2,935 crowdsourcing and crowdfunding sites
Great ideas are often shelved because they are too advanced for the existing technology. Even on the constantly improving internet, ideas that are too forward thinking cannot take off, partly becuse of slow network speeds in many parts of the world.
But that doesn't mean we should stop thinking about and preparing for a faster, more connected future.
That was part of the reason for the Mozilla Foundation and the National Science Foundation (NSF) teaming up to launch the Mozilla Ignite challenge back in June. The open innovation initiative asked users to consider how to take advantage of “ultra-fast and deeply programmable new networks” and submit ideas for “apps from the future.” The apps are all meant to help improve individuals’ quality of life in some way, from enhancing public transportation to adopting clean energy. The challenge has four stages – a single brainstorming session, and, following that, three development rounds.

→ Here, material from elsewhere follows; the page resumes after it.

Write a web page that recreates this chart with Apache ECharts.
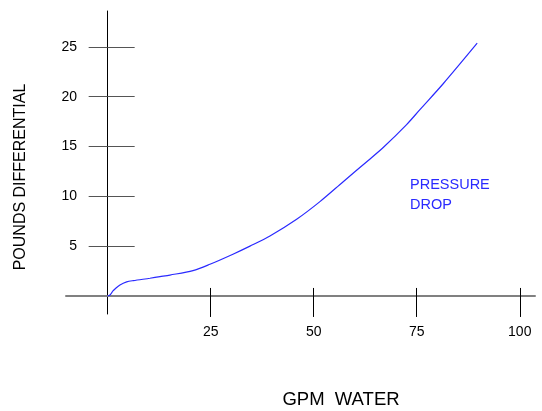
<!DOCTYPE html>
<html>
<head>
<meta charset="utf-8">
<script src="https://cdn.jsdelivr.net/npm/echarts@6/dist/echarts.min.js"></script>
<style>html,body{margin:0;padding:0;background:#fff}#c{width:542px;height:411px}</style>
</head>
<body>
<div id="c"></div>
<script>
// Data
const gpm = [0, 0.56, 1.29, 1.77, 2.98, 4.61, 6.21, 10.26, 12.69, 15.12, 20.7, 24.82, 30.4, 34.53, 39.38, 45.86, 51.51, 57.16, 63.23, 66.87, 72.54, 75.77, 81.42, 89.67];
const pressure = [0, 0.10, 0.50, 0.70, 1.10, 1.41, 1.54, 1.78, 1.94, 2.10, 2.54, 3.18, 4.19, 5.0, 6.02, 7.7, 9.47, 11.47, 13.6, 14.9, 17.2, 18.7, 21.3, 25.37];
const xTicks = [25, 50, 75, 100];
const yTicks = [5, 10, 15, 20, 25];
const xTitle = 'GPM  WATER';
const yTitle = 'POUNDS DIFFERENTIAL';
const seriesLabel = 'PRESSURE\nDROP';

const FONT = 'Liberation Sans, Arial, sans-serif';
const xMin = -10.11, xMax = 103.7;
const yMin = -1.81, yMax = 28.6;

const chart = echarts.init(document.getElementById('c'), null, {renderer: 'canvas'});
chart.setOption({
  animation: false,
  backgroundColor: '#fff',
  grid: {left: 66, right: 7, top: 11, bottom: 97, containLabel: false},
  xAxis: [
    {
      type: 'value', min: xMin, max: xMax, position: 'bottom',
      axisLine: {show: true, onZero: true, lineStyle: {color: '#808080', width: 2}},
      axisTick: {show: true, length: 21, customValues: xTicks, lineStyle: {color: '#000', width: 1}},
      axisLabel: {show: true, customValues: xTicks, margin: 11, color: '#000', fontSize: 14, fontFamily: FONT},
      splitLine: {show: false}
    },
    {
      type: 'value', min: xMin, max: xMax, position: 'top',
      axisLine: {show: false, onZero: true},
      axisTick: {show: true, length: 8, customValues: xTicks, lineStyle: {color: '#000', width: 1}},
      axisLabel: {show: false},
      splitLine: {show: false}
    }
  ],
  yAxis: [
    {
      type: 'value', min: yMin, max: yMax, position: 'left',
      axisLine: {show: true, onZero: true, lineStyle: {color: '#000', width: 1}},
      axisTick: {show: true, length: 19, customValues: yTicks, lineStyle: {color: '#555', width: 1}},
      axisLabel: {show: true, customValues: yTicks, margin: -11, color: '#000', fontSize: 14, fontFamily: FONT},
      splitLine: {show: false}
    },
    {
      type: 'value', min: yMin, max: yMax, position: 'right',
      axisLine: {show: false, onZero: true},
      axisTick: {show: true, length: 27, customValues: yTicks, lineStyle: {color: '#555', width: 1}},
      axisLabel: {show: false},
      splitLine: {show: false}
    }
  ],
  series: [{
    type: 'line',
    xAxisIndex: 0, yAxisIndex: 0,
    data: gpm.map((g, i) => [g, pressure[i]]),
    smooth: 0.3,
    showSymbol: false,
    lineStyle: {color: '#2a2aff', width: 1.2}
  }],
  graphic: [
    {type: 'text', left: 410, top: 175, style: {text: seriesLabel, fill: '#2a2aff', font: '14.5px ' + FONT, lineHeight: 20}},
    {type: 'text', x: 341, y: 400, style: {text: xTitle, fill: '#000', font: '18.5px ' + FONT, align: 'center', verticalAlign: 'middle'}},
    {type: 'text', x: 21, y: 177, rotation: Math.PI / 2, style: {text: yTitle, fill: '#000', font: '16px ' + FONT, align: 'center', verticalAlign: 'middle'}}
  ]
});
</script>
</body>
</html>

The initial ideation stage closed last month, and the winners were announced yesterday. Out of over 300 ideas submitted from across the world, eight were recognized as the most promising. An intriguing development (and perhaps a sign of things to come) was the use of crowdsourcing among the top ideas.
The grand prize winner, McGill University’s Jeremy Cooperstock, suggested an emergency response app that collected data in real time from a number of sources – including the crowd – to improve coordination and effectiveness of rescue workers.

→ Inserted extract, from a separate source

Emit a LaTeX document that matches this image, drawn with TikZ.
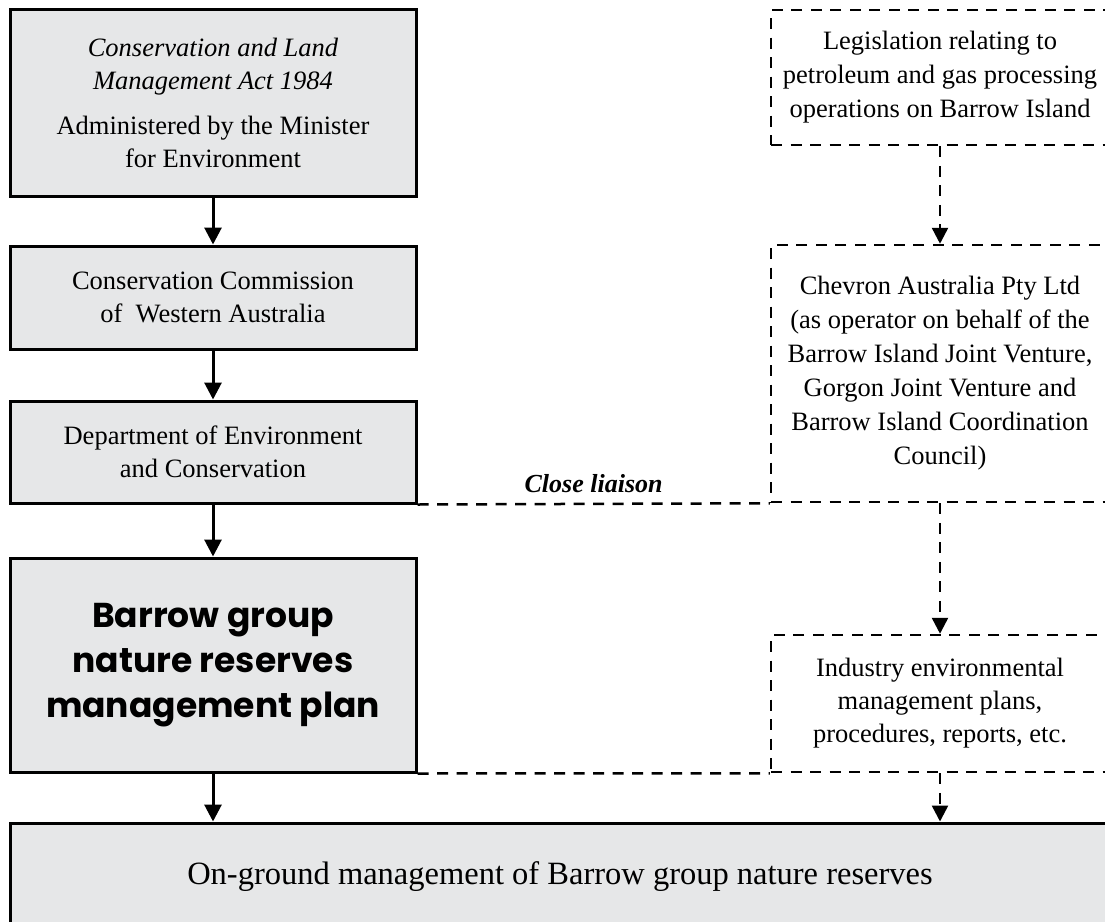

Another app idea promised a richer educational environment through the use of collaborative learning tools and high-quality video streaming. Students would be able to “annotate and remix” their and their peers’ notes, effectively crowdsourcing class discussion and homework groups.
Still another idea proposed crowdsourcing video footage of an event, pooling various perspectives together to show a more complete picture. Such a tool could help us better understand how riots form, for example, or offer new angles at sporting events. (An app with a similar premise, Streamweaver, actually launched yesterday.)

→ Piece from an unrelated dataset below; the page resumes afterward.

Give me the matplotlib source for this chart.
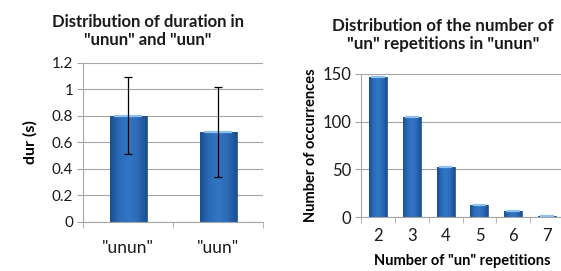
import matplotlib
matplotlib.use("Agg")
import matplotlib.pyplot as plt
import numpy as np
from matplotlib.colors import LinearSegmentedColormap

plt.rcParams["font.family"] = ["Lato", "DejaVu Sans"]

# Left chart data
dur_labels = ['"unun"', '"uun"']
dur_means = [0.80, 0.68]
dur_err = [0.29, 0.34]

# Right chart data
rep_labels = ["2", "3", "4", "5", "6", "7"]
rep_counts = [147, 105, 53, 13, 6, 1]

EDGE = "#1d4f8f"
GRID = "#a6a6a6"
TEXT = "#1a1a1a"

# horizontal shading across a bar, Excel-like
BAR_CMAP = LinearSegmentedColormap.from_list(
    "bar", ["#1c4f90", "#2c6bb8", "#3276c4", "#2c6bb8", "#1c4f90"])

fig = plt.figure(figsize=(5.61, 2.71), dpi=100)
fig.patch.set_facecolor("white")


def shade_bars(ax, bars):
    grad = np.linspace(0, 1, 64).reshape(1, -1)
    for b in bars:
        x0, y0 = b.get_x(), b.get_y()
        w, h = b.get_width(), b.get_height()
        im = ax.imshow(grad, cmap=BAR_CMAP, aspect="auto",
                       extent=[x0, x0 + w, y0, y0 + h], zorder=2)
        im.set_clip_path(b)
        b.set_facecolor("none")
        # light highlight along the top of each bar
        ax.plot([x0 + w * 0.12, x0 + w * 0.88], [y0 + h, y0 + h],
                color="#8fc0ee", linewidth=1.6, solid_capstyle="butt", zorder=3)


def style_axes(ax, n, pad):
    for s in ["top", "right"]:
        ax.spines[s].set_visible(False)
    for s in ["left", "bottom"]:
        ax.spines[s].set_color(GRID)
        ax.spines[s].set_linewidth(0.8)
    ax.yaxis.grid(True, color=GRID, linewidth=0.8)
    ax.set_axisbelow(True)
    ax.set_xlim(-0.5, n - 0.5)
    # category boundary ticks
    ax.set_xticks(np.arange(n + 1) - 0.5, minor=True)
    ax.tick_params(axis="x", which="major", length=0, pad=pad)
    ax.tick_params(axis="x", which="minor", length=4, color=GRID, direction="out")
    ax.tick_params(axis="y", length=4, color=GRID, labelcolor=TEXT, pad=3)


# Left: duration
ax1 = fig.add_axes([0.148, 0.181, 0.321, 0.587])
x1 = np.arange(len(dur_labels))
bars1 = ax1.bar(x1, dur_means, width=0.41, edgecolor=EDGE, linewidth=0.6, zorder=2)
style_axes(ax1, len(dur_labels), pad=13)
ax1.set_ylim(0, 1.2)
shade_bars(ax1, bars1)
ax1.errorbar(x1, dur_means, yerr=dur_err, fmt="none", ecolor="black",
             elinewidth=0.9, capsize=3, capthick=0.9, zorder=4)
ax1.set_yticks([0, 0.2, 0.4, 0.6, 0.8, 1.0, 1.2])
ax1.set_yticklabels(["0", "0.2", "0.4", "0.6", "0.8", "1", "1.2"], fontsize=11)
ax1.set_xticks(x1)
ax1.set_xticklabels(dur_labels, fontsize=12.5, color=TEXT)
ax1.set_ylabel("dur (s)", fontsize=11.5, fontweight="bold", labelpad=10)
fig.text(0.263, 0.95, 'Distribution of duration in\n"unun" and "uun"',
         ha="center", va="top", fontsize=12, fontweight="bold",
         linespacing=1.2, color=TEXT)

# Right: repetitions
ax2 = fig.add_axes([0.6435, 0.199, 0.362, 0.528])
x2 = np.arange(len(rep_labels))
bars2 = ax2.bar(x2, rep_counts, width=0.53, edgecolor=EDGE, linewidth=0.6, zorder=2)
style_axes(ax2, len(rep_labels), pad=8)
ax2.set_ylim(0, 150)
shade_bars(ax2, bars2)
ax2.set_yticks([0, 50, 100, 150])
ax2.tick_params(axis="y", labelsize=12)
ax2.set_xticks(x2)
ax2.set_xticklabels(rep_labels, fontsize=12, color=TEXT)
ax2.set_ylabel("Number of occurrences", fontsize=10.5, fontweight="bold", labelpad=3)
ax2.set_xlabel('Number of "un" repetitions', fontsize=10.5, fontweight="bold", labelpad=7)
fig.text(0.79, 0.935, 'Distribution of the number of\n"un" repetitions in "unun"',
         ha="center", va="top", fontsize=12.2, fontweight="bold",
         linespacing=1.2, color=TEXT)

fig.savefig("out.png", dpi=100, facecolor="white")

While the first stage of the competition is now closed, there is plenty of time to participate in the three upcoming rounds. The next session begins on October 4th, and Mozilla will accept applications for the third and final round until late March. Developers can either help build one of the app ideas from the brainstorming round, or create a brand new app. If money is the main motivation for you and your team, there is still plenty to go around – only $15,000 was awarded over the brainstorming stage, which means $485,000 has yet to be claimed.
The Mozilla Ignite challenge is part of a larger initiative by the administration to “realize the potential of fast, open, next-generation networks.” As our regular readers know, this is not the White House’s first foray into open innovation. The President has previously launched the SAVE Awards and teamed up with ChallengePost to create the Challenge.gov platform.